Boys love forts. Give them a few planks and a barrel and, voila, they make a fort and proceed to declare war on the world. Bush must have been big on forts but this story is about a hedge and not a bush.
The hedge across the back of our backyard was a … I don’t know, but it was large, untamed and had reddish flowers. We never had any use for it except Dad. If he got really angry with us he would whip off his belt and hit us. If our punishment was not related to an immediate anger, such as when Mom told him how naughty we had been during the day, he would sometimes go to the hedge and cut himself a nice whippy branch.
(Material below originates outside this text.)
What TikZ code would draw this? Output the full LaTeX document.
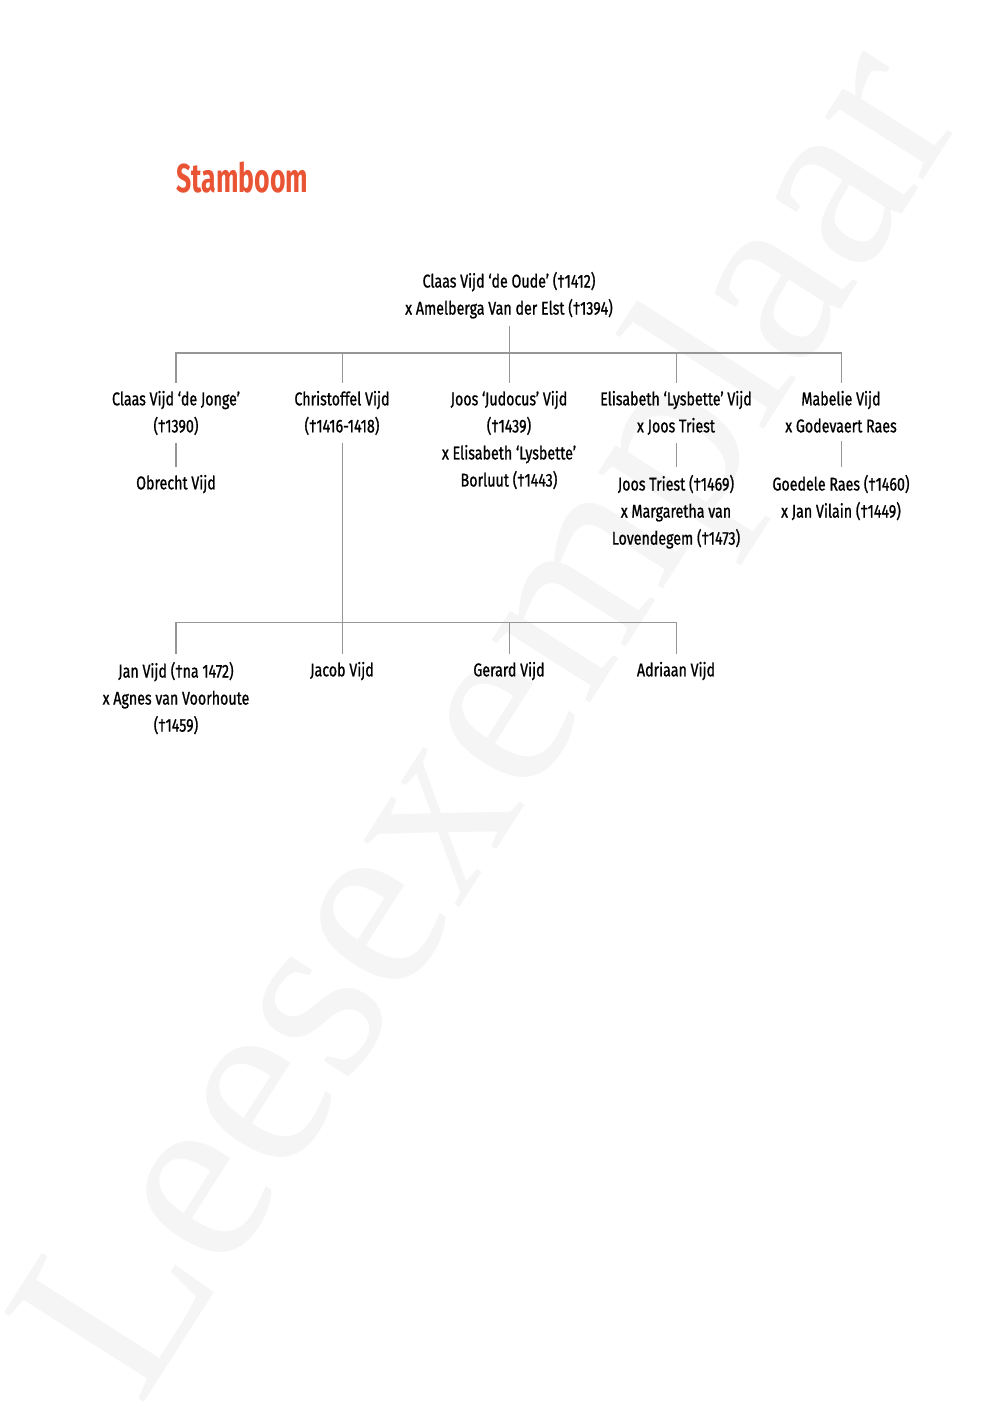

He did not discriminate so Cheryl got her fair share too. He didn’t do it much hence it held no special terrors for us. It was just an untamed blot on the gardenscape throughout our lives there.
One day the Miller kids and I were playing in the Stirk’s Tree That Dare Not Speak Its Name when someone got the bright idea to throw a large plank on top. When we jumped up and down on it, it sank to a satisfying 2 or 3 feet below the top hereby making an ideal parapet wall in front for a fort. Possibilities opened up and we got hold of garden clippers and cut out a vertical hole in the middle of the hedge. Next a ‘clubhouse’ was cut out at the bottom and a rudimentary ladder fitted. We were Secure in Comfort. We declared it an ideal fort as it was impregnable, private and really secret. As kids are wont to do, we soon tired of our fort because there no one to battle with and there were no intrigues that we could plot.
A year went by and a particularly slow day found the Millers and me climbing the tree. Andrew and Keith were there and even Duncan, the youngest. We decided to play in the fort again. Andrew and I climbed inside and cleared away the cobwebs and made ourselves comfortable. Keith came in too and Duncan kept skei on top. We were chit chatting away when flies started buzzing us and for a while we just swatted them away. We didn’t worry until we realised that they were bees and quite angry too by now. They formed up in squadrons and made aerial strafing runs at us. We were overwhelmed by superior forces and sounded a hasty and ignomious retreat from our stronghold. We rapidly squeezed out of there. Being last out, the bees were really swarming by then so I just jumped straight over the parapet and crashed 8 to 10 feet below and cravenly ran into the house swatting at my head and clothing. We were all stung and, being last out, I counted six bee stings on myself. Eina!
That was Fort B. Our impregnable fort had succumbed to the invader from within and was never used again.